One of the main differences between distros like Slackware, Debian, Suse, Mandrake, Redhat, etc. is that the Redhatesq distros tend to have gui/mouse installations, and the others have curses/command line installations. And for some reason if you have to install a distro by command line it all of a sudden becomes a super-guru distro, and everyone tells noobs to stay away.

LFS is good if you want to understand how Linux works from the inside out, but I think you'll end up spending more time on it than you have to spare.

Plus, once you've tried one distro, you've basically tried them all. They all have a linux kernel, X, gcc, basic gnu stuff, window managers, etc. Sure there are differences in where the scripts are located, and how they might start up, but they're almost all the same. They all come with installation CDs, so that if you want to you can do a basic install and then either install off the CD everthing else, or compile the programs that you want by hand. That's Linux, you can make it what ever you want, and many times that fact is over looked.

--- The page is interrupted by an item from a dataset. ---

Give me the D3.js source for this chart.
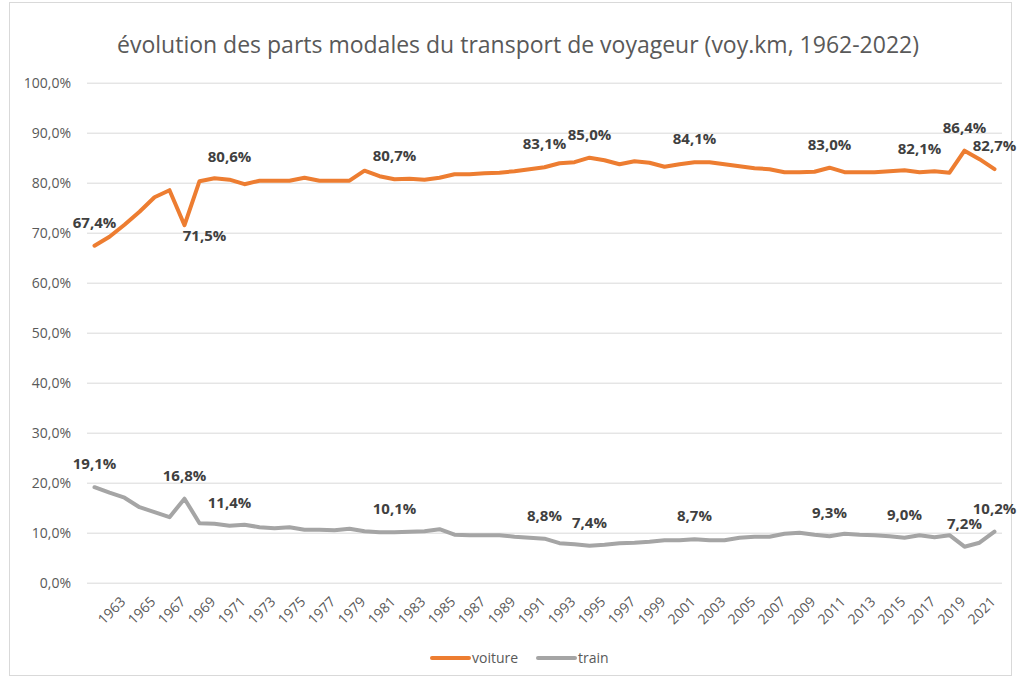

But in the end, since you'll probably use apt-get, I'd say just go with Debian.
 

PolyPill

Senior Member
Joined
May 20, 2001
Location
Germany
Off topic here, you said your whole work is using linux, solaris, or a BSD. Are you implementing any kind of groupware? If so what are you using or have tried?

I find low cost unix type groupware to be lacking in functionality.
 

Ghastard

Member
Joined
Mar 12, 2002
Location
Minneapolis MN
Debian. The apt-get feature is worth using debian alone. After a while, downloading, extracting, configuring, compiling, installing, etc. gets really tedious. With apt-get, a command like

apt-get update

followed by

apt-get install (package name here)

will install almost any package out there. There's great gui tools that go on top of it too. The best part:

apt-get update
apt-get upgrade

will search for new versions of all software installed, download new versions, and install them. I have played around with many many distros, but currently am using debian almost exclusively.

If you're pretty familiar with Linux and feel pretty comfortable using it, I highly recommend debian.
 
OP
Arkaine23

Arkaine23

Captain Random Senior Evil
Joined
Nov 8, 2001
linux

Settled for RH8 for now. I needed something I could install in an hour. In a few months when i quit my night job, I'll redo it and give debian a try.

The gentoo install we're tinkering with at work... seems like portage is like apt-get, except portage installs upgrades from source, so the compiling can take awhile.

Poly- I just started at this company and I'm more or less an assitant admin. Meaning its the end of the year and they have no projects going on, so I have 3 months to get trained. I actually just started with *nix. I'm not aware of any groupware. There are a dozen or so dually MP boxes that process their jobs (Magma software for designing computer chips), and a mail server, back-up sever, NIS server, DNS servers, ftp server, webserver, gateway, plus all the nodes.
 

Ghastard

Member
Joined
Mar 12, 2002
Location
Minneapolis MN
Gnufsh said:
portage is alot like apt-get, I think it is a little better, even. I'm prefering gentoo to debian right now.

Portage does have the benefit of being able to have specific optimizations for your specific architecture, since you compile each package, but on the downside, compiling can take a while. While debian packages may not be optimized, since they are precompiled, installation is much shorter.

I like gentoo a lot too, but in its current form, it's pretty picky about what hardware you are installing it onto.


If all you need is speed and simplicity of installation and setup, stick with RH or Mandrake for now.